## PROMPT
Below are entries. Copy exactly the lines running from the line that holds "Generate a web" to the line that holds "y = d3.scaleLinear().domain([0, 60]).range([height, 0]);", with both ends included.

## AVAILABLE RECORDS
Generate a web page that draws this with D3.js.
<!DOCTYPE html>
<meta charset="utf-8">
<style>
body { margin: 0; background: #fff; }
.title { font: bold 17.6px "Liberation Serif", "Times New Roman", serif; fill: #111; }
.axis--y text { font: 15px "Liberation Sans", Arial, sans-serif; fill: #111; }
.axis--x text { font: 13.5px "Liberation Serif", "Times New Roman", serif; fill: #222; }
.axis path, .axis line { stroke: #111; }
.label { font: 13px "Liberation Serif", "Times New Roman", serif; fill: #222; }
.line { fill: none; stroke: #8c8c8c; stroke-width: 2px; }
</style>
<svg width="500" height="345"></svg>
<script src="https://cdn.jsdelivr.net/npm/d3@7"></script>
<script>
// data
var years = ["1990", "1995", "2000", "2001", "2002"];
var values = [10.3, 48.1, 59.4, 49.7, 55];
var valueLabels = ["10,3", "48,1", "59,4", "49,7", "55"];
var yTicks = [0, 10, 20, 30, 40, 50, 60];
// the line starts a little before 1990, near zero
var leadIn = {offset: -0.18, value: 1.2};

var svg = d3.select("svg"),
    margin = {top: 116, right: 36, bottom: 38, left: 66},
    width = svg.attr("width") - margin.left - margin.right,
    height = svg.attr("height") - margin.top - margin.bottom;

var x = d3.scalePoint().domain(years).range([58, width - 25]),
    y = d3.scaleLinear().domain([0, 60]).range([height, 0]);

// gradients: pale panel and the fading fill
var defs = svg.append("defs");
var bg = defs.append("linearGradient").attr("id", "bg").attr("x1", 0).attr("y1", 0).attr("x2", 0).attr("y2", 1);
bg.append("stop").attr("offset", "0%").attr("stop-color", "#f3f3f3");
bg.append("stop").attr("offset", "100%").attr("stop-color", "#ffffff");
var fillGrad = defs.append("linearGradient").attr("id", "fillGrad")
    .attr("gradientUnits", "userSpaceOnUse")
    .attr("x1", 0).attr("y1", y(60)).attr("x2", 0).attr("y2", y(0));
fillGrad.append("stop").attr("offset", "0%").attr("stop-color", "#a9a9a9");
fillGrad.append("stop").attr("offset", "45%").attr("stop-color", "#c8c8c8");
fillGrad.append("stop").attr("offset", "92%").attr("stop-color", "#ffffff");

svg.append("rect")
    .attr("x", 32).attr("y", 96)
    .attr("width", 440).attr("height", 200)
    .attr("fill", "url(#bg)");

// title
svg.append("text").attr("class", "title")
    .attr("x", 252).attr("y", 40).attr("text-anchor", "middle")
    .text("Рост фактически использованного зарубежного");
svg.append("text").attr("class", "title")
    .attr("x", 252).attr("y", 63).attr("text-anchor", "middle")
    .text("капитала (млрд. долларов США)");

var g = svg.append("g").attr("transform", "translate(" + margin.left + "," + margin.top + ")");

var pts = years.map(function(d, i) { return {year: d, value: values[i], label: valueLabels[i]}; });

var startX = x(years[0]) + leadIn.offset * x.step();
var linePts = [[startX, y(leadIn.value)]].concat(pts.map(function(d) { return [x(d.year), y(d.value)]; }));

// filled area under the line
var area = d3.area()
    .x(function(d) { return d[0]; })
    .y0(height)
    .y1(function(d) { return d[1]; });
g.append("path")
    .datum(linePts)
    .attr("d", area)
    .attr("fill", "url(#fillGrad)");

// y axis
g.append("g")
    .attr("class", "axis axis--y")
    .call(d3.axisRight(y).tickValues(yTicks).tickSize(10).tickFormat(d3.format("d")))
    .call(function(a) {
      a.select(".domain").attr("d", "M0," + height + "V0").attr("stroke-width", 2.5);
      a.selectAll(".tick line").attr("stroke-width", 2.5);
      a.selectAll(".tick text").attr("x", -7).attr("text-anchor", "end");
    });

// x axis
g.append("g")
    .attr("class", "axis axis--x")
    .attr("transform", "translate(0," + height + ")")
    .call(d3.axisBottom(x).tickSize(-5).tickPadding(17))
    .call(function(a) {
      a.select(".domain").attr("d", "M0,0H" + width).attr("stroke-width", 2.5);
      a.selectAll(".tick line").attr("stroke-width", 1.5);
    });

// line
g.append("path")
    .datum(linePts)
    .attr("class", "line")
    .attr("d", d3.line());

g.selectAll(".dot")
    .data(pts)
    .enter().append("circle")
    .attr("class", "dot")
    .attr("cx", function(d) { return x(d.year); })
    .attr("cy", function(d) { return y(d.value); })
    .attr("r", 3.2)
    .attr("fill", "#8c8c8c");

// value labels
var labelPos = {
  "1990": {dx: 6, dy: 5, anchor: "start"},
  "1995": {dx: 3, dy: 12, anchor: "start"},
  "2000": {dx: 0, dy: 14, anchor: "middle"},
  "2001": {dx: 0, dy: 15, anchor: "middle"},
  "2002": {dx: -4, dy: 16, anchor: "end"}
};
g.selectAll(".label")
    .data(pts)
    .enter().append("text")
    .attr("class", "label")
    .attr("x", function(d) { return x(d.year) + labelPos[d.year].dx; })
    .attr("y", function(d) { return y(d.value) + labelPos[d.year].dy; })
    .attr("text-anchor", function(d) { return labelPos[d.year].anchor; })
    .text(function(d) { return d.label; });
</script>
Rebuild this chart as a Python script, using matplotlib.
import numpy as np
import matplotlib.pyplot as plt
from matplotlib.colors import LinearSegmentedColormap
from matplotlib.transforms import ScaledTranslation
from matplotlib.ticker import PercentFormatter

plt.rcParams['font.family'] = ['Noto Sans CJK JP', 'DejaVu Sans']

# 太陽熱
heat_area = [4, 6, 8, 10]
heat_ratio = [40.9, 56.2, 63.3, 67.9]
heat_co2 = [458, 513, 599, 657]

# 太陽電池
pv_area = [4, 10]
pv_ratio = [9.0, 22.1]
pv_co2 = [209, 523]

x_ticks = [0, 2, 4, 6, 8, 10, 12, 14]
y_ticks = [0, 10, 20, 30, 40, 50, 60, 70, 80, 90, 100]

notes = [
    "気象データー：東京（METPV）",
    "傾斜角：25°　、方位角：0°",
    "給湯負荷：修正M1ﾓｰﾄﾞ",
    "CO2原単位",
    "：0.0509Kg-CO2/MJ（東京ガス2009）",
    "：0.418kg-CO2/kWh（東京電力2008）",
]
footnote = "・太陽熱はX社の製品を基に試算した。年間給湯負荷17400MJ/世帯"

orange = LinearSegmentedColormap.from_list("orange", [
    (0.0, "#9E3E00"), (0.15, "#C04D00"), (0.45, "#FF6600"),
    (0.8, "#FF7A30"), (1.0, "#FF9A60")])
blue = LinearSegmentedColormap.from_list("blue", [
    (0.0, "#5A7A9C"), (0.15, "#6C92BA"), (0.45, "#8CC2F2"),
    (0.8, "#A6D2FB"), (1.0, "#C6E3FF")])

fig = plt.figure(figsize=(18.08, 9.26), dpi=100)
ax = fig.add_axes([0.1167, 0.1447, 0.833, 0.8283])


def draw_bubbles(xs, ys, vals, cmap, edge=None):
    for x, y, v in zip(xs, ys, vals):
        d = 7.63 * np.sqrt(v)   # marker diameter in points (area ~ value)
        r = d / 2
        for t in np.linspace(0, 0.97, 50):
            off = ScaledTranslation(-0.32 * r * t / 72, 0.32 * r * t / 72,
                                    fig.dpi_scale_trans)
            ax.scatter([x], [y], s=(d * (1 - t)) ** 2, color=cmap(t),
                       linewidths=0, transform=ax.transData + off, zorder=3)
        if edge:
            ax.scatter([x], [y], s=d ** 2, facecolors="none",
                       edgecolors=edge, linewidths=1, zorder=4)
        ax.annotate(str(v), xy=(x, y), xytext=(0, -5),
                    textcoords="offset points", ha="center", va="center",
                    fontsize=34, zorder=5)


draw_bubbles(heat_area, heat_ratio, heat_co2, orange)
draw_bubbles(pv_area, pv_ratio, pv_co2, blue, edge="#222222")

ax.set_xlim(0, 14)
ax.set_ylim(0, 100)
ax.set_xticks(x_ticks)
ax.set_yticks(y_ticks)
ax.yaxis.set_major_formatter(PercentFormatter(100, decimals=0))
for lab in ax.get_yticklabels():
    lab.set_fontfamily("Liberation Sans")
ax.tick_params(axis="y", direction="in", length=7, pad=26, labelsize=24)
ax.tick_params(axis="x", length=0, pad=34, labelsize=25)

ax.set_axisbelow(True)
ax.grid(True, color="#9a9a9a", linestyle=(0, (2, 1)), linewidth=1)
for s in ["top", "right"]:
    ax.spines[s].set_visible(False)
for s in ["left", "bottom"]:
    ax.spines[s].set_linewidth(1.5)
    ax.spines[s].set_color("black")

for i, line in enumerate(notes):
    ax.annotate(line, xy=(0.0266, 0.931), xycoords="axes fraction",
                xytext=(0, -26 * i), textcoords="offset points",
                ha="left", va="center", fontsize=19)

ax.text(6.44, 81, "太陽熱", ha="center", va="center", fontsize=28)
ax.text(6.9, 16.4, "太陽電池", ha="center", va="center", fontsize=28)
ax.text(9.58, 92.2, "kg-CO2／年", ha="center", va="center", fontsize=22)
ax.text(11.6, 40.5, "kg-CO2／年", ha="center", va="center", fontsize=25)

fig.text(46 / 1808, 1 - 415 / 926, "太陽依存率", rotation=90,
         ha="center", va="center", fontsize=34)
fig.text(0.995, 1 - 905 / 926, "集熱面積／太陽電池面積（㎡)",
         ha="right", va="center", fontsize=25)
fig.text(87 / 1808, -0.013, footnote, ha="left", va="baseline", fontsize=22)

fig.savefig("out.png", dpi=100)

--

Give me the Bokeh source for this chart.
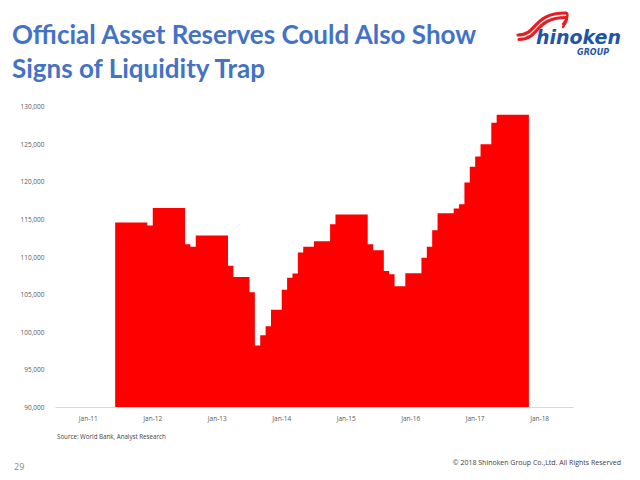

## RESPONSE
Generate a web page that draws this with D3.js.
<!DOCTYPE html>
<meta charset="utf-8">
<style>
body { margin: 0; background: #fff; }
.title { font: bold 17.6px "Liberation Serif", "Times New Roman", serif; fill: #111; }
.axis--y text { font: 15px "Liberation Sans", Arial, sans-serif; fill: #111; }
.axis--x text { font: 13.5px "Liberation Serif", "Times New Roman", serif; fill: #222; }
.axis path, .axis line { stroke: #111; }
.label { font: 13px "Liberation Serif", "Times New Roman", serif; fill: #222; }
.line { fill: none; stroke: #8c8c8c; stroke-width: 2px; }
</style>
<svg width="500" height="345"></svg>
<script src="https://cdn.jsdelivr.net/npm/d3@7"></script>
<script>
// data
var years = ["1990", "1995", "2000", "2001", "2002"];
var values = [10.3, 48.1, 59.4, 49.7, 55];
var valueLabels = ["10,3", "48,1", "59,4", "49,7", "55"];
var yTicks = [0, 10, 20, 30, 40, 50, 60];
// the line starts a little before 1990, near zero
var leadIn = {offset: -0.18, value: 1.2};

var svg = d3.select("svg"),
    margin = {top: 116, right: 36, bottom: 38, left: 66},
    width = svg.attr("width") - margin.left - margin.right,
    height = svg.attr("height") - margin.top - margin.bottom;

var x = d3.scalePoint().domain(years).range([58, width - 25]),
    y = d3.scaleLinear().domain([0, 60]).range([height, 0]);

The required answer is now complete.